This failure is attributable to (1) the lack of domain rules for proper
handling of the confirmation of individual letters, and (2) the lack of rules
for agreement on which subsequence is being looked at. With the refinement and
addition of these rules, it appears that the conversation would have continued
until the sequences were mutually confirmed. As it was, the simulation was able
to get through the first three or four exchanges in a meaningful (to us),
plausible way.
adam's acts for cycle 1:
goal_request_next_subsequence --
acknowledge_my_turn --
act(adam,acknowledge_turn(turn(adam),mutually_known_true),true)
barney's acts for cycle 1:
goal_confirm_next_subsequence --
adam's acts for cycle 2:
do_request --
act(adam,request(act(barney,assert(subsequence(1,[blank]),adam),goal_true),barney),true)
give_turn_3 --
act(adam,give_turn(barney),mutually_known_true)
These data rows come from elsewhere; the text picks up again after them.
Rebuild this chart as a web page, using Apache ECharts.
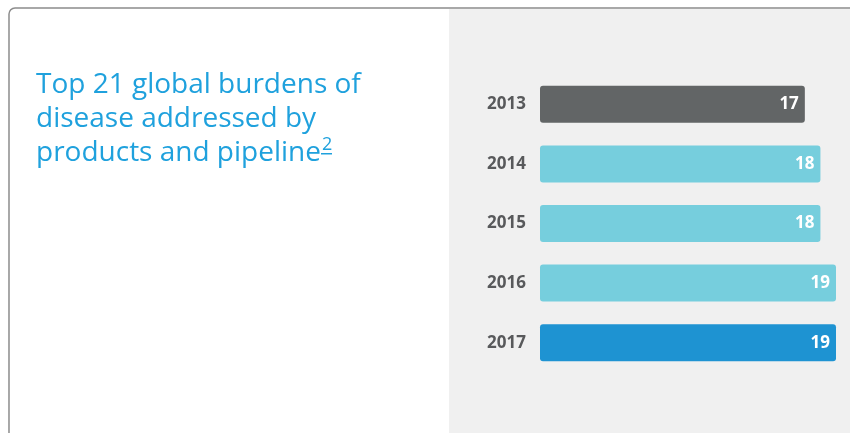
<!DOCTYPE html>
<html>
<head>
<meta charset="utf-8">
<script src="https://cdn.jsdelivr.net/npm/echarts@6/dist/echarts.min.js"></script>
<style>
  html, body { margin: 0; padding: 0; background: #fff; }
  #chart { width: 850px; height: 433px; }
</style>
</head>
<body>
<div id="chart"></div>
<script>
// years on the category axis, top to bottom
const years = ["2013", "2014", "2015", "2016", "2017"];
// number of top-21 disease burdens addressed
const burdens = [17, 18, 18, 19, 19];
const barColors = ["#626566", "#76cedd", "#76cedd", "#76cedd", "#1e93d2"];

const chart = echarts.init(document.getElementById("chart"));

chart.setOption({
  animation: false,
  backgroundColor: "#fff",
  title: {
    left: 36,
    top: 68,
    padding: 0,
    text: "{t|Top 21 global burdens of\ndisease addressed by\nproducts and pipeline}{s|2}",
    textStyle: {
      fontWeight: "normal",
      rich: {
        t: {
          fontFamily: "Open Sans",
          fontWeight: "normal",
          fontSize: 28,
          lineHeight: 34,
          color: "#1fa1dd",
        },
        s: {
          fontFamily: "Open Sans",
          fontWeight: "normal",
          fontSize: 18,
          lineHeight: 34,
          verticalAlign: "top",
          padding: [0, 0, 0, 1],
          color: "#1fa1dd",
        },
      },
    },
  },
  graphic: [
    {
      type: "rect",
      z: -10,
      shape: { x: 9, y: 8, width: 900, height: 500, r: 6 },
      style: { fill: "#fff", stroke: "#8c8c8c", lineWidth: 1.5 },
    },
    {
      type: "rect",
      z: -9,
      shape: { x: 449, y: 9, width: 410, height: 430 },
      style: { fill: "#f0f0f0" },
    },
    {
      // underline of the footnote mark
      type: "rect",
      shape: { x: 321, y: 153, width: 11, height: 1.5 },
      style: { fill: "#1fa1dd" },
    },
  ],
  grid: {
    left: 540,
    right: 14,
    top: 74.5,
    bottom: 60.5,
    containLabel: false,
  },
  xAxis: {
    type: "value",
    min: 0,
    max: 19,
    show: false,
  },
  yAxis: {
    type: "category",
    data: years,
    inverse: true,
    axisLine: { show: false },
    axisTick: { show: false },
    axisLabel: {
      margin: 14,
      color: "#58595b",
      fontFamily: "Open Sans",
      fontWeight: "bold",
      fontSize: 17,
    },
  },
  series: [
    {
      type: "bar",
      barWidth: 37,
      data: burdens.map((v, i) => ({
        value: v,
        itemStyle: { color: barColors[i], borderRadius: 3 },
      })),
      label: {
        show: true,
        position: "insideRight",
        distance: 6,
        color: "#fff",
        fontFamily: "Open Sans",
        fontWeight: "bold",
        fontSize: 17,
      },
    },
  ],
});
</script>
</body>
</html>
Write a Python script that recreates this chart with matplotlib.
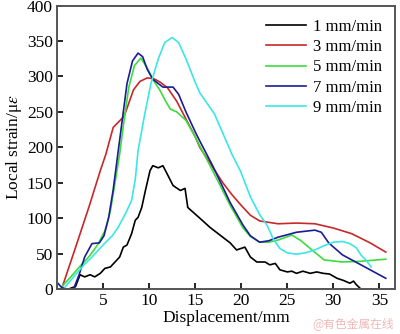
import matplotlib
matplotlib.use("Agg")
import matplotlib.pyplot as plt

plt.rcParams['font.family'] = ['Liberation Serif', 'DejaVu Serif']
plt.rcParams['mathtext.fontset'] = 'stix'

# local strain vs displacement at five loading rates
x1 = [1.3, 1.7, 2.0, 2.5, 3.0, 3.6, 4.1, 4.7, 5.2, 5.8, 6.3, 6.8, 7.2, 7.6, 8.1, 8.5,
      8.8, 9.2, 9.6, 10.1, 10.4, 11.0, 11.5, 11.9, 12.6, 13.4, 13.9, 14.2, 15.5, 16.6,
      17.7, 18.8, 19.5, 20.4, 21.0, 21.7, 22.6, 23.1, 23.7, 24.2, 25.0, 25.5, 26.0,
      26.7, 27.5, 28.2, 28.9, 29.6, 30.4, 31.1, 31.8, 32.2, 32.5, 32.9]
y1 = [0, 2, 3, 20, 17, 20, 17, 22, 29, 31, 38, 45, 59, 62, 78, 97,
      101, 115, 139, 167, 174, 171, 174, 164, 146, 139, 142, 115, 100, 87,
      76, 65, 55, 59, 45, 38, 38, 34, 36, 27, 24, 25, 22,
      25, 22, 24, 22, 21, 15, 12, 8, 11, 6, 1]

x3 = [0.5, 2.0, 3.5, 4.7, 5.3, 6.1, 7.3, 8.3, 9.0, 9.8, 10.5, 11.2, 12.0, 13.0, 14.0,
      15.0, 15.5, 17.0, 18.0, 19.0, 20.0, 21.0, 22.0, 24.0, 26.0, 28.0, 30.0, 32.0,
      34.0, 35.7]
y3 = [0, 58, 117, 167, 190, 228, 244, 281, 293, 298, 297, 292, 284, 265, 240,
      215, 200, 170, 150, 133, 118, 104, 96, 92, 93, 92, 86, 78,
      65, 52]

x5 = [0.5, 1.5, 2.5, 3.5, 4.4, 5.2, 5.8, 6.3, 6.8, 7.3, 7.8, 8.4, 9.1, 9.8, 10.5,
      11.2, 11.8, 12.3, 13.0, 14.0, 15.0, 15.5, 16.9, 18.8, 20.2, 21.0, 22.0, 23.0,
      24.0, 25.5, 26.5, 27.5, 29.0, 31.0, 33.0, 35.7]
y5 = [3, 17, 32, 46, 62, 82, 110, 150, 190, 240, 285, 315, 326, 312, 294,
      280, 265, 254, 250, 238, 215, 202, 167, 118, 86, 74, 66, 66,
      69, 76, 68, 57, 41, 38, 39, 42]

x7 = [0.1, 0.5, 1.0, 1.8, 2.4, 3.0, 3.8, 4.6, 5.1, 5.6, 6.1, 6.6, 7.1, 7.6, 8.2,
      8.8, 9.3, 9.8, 10.4, 11.5, 12.6, 13.2, 14.0, 15.0, 15.5, 16.9, 18.8, 20.2,
      21.0, 22.0, 23.0, 24.0, 26.0, 28.0, 28.7, 29.5, 31.0, 33.0, 35.7]
y7 = [8, 2, 0, 0, 20, 45, 64, 65, 75, 100, 140, 190, 240, 290, 322,
      333, 328, 310, 296, 285, 285, 275, 250, 222, 209, 174, 122, 90,
      75, 66, 68, 73, 80, 83, 80, 65, 48, 34, 15]

x9 = [0.9, 2.0, 3.0, 3.8, 5.0, 6.0, 6.6, 7.5, 8.1, 8.5, 8.8, 9.5, 10.2, 11.0, 11.7,
      12.5, 13.2, 14.0, 15.0, 15.5, 16.3, 17.1, 18.0, 19.0, 19.9, 21.0, 22.0, 22.8,
      23.5, 24.2, 25.0, 26.0, 27.0, 28.0, 29.0, 30.0, 31.0, 31.8, 32.5, 33.0, 33.6,
      34.1]
y9 = [3, 20, 35, 45, 62, 75, 86, 108, 125, 155, 195, 245, 290, 325, 348,
      355, 348, 325, 292, 277, 262, 247, 220, 190, 167, 130, 105, 90,
      70, 57, 51, 49, 51, 55, 61, 66, 67, 64, 58, 48, 40,
      31]

series = [
    (x1, y1, '1 mm/min', '#000000'),
    (x3, y3, '3 mm/min', '#c8282a'),
    (x5, y5, '5 mm/min', '#3ddc3d'),
    (x7, y7, '7 mm/min', '#1c1c96'),
    (x9, y9, '9 mm/min', '#3ce6e6'),
]

fig = plt.figure(figsize=(4.0, 3.34), dpi=100)
ax = fig.add_axes([0.1425, 0.135, 0.845, 0.848])

for xs, ys, name, col in series:
    ax.plot(xs, ys, color=col, lw=1.2, label=name)

ax.set_xlim(0, 36.7)
ax.set_ylim(0, 400)
ax.set_xticks([5, 10, 15, 20, 25, 30, 35])
ax.set_yticks(range(0, 401, 50))
ax.tick_params(direction='in', length=4, width=1.2, labelsize=12.5, pad=3)
for sp in ax.spines.values():
    sp.set_color('#555555')
    sp.set_linewidth(1.4)

ax.set_xlabel('Displacement/mm', fontsize=12.5, labelpad=1)
ax.set_ylabel(r'Local strain/μ$\varepsilon$', fontsize=12.5, labelpad=2)

leg = ax.legend(loc='upper right', frameon=False, fontsize=12, handlelength=2.4,
                handletextpad=0.4, labelspacing=0.25, borderaxespad=0.4,
                bbox_to_anchor=(1.0, 1.0))

fig.text(0.985, 0.03, '@有色金属在线', color='#f0b8b8', fontsize=8.5,
         ha='right', va='center', family=['Noto Sans CJK SC', 'DejaVu Sans'])

fig.savefig('out.png', dpi=100)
barney's acts for cycle 2:
goal_confirm_next_letter_1 --
others_turn_acknowledged --
Figure 18. Trace of simulation of protocol. This
figure shows the first two complete cycles of a multi‑cycle interaction.
The reasoning and acts of each conversant are considered to be simultaneous
with those of the other conversant for a given cycle. The first level of
indentation presents the names of the operators which were executed on the that
cycle. If any acts were take, the acts follow the dash after the operator at
the second level of indentation.
Control Issues
The
results of this simulation indicate that meta‑locutionary operators can
plausibly provide the control processes which lend coherence to mixed‑initiative
discourse. The traces of the simulation show the agents requesting, taking,
giving, and holding turns as needed to accomplish their domain goals. This
control was accomplished without the use of semaphores.17 Rather,
the agents had only their own understanding of what they believed the state of
the conversation to be. Additionally, the simulation showed situated action
being used successfully to drive the agents’ responses. Until the exchanges
began to break down due to domain‑rule failures in the later cycles, a
form of global coherency in the conversation was achieved entirely through the
use of local, context‑driven operators.
It
is possible that the turn‑taking operators could create a state in which
the agents repeatedly try to take or give turns, thus finding themselves in a
loop. However, this sort of thrashing did not occur in any of the simulation
runs in this experiment. To be certain of avoiding thrashing, more
sophisticated use of the conversational history would be needed. If the agents
had memorial operators which checked for fruitless repetition in turn‑taking,
they could cause the agents to, in effect, step back and try something else.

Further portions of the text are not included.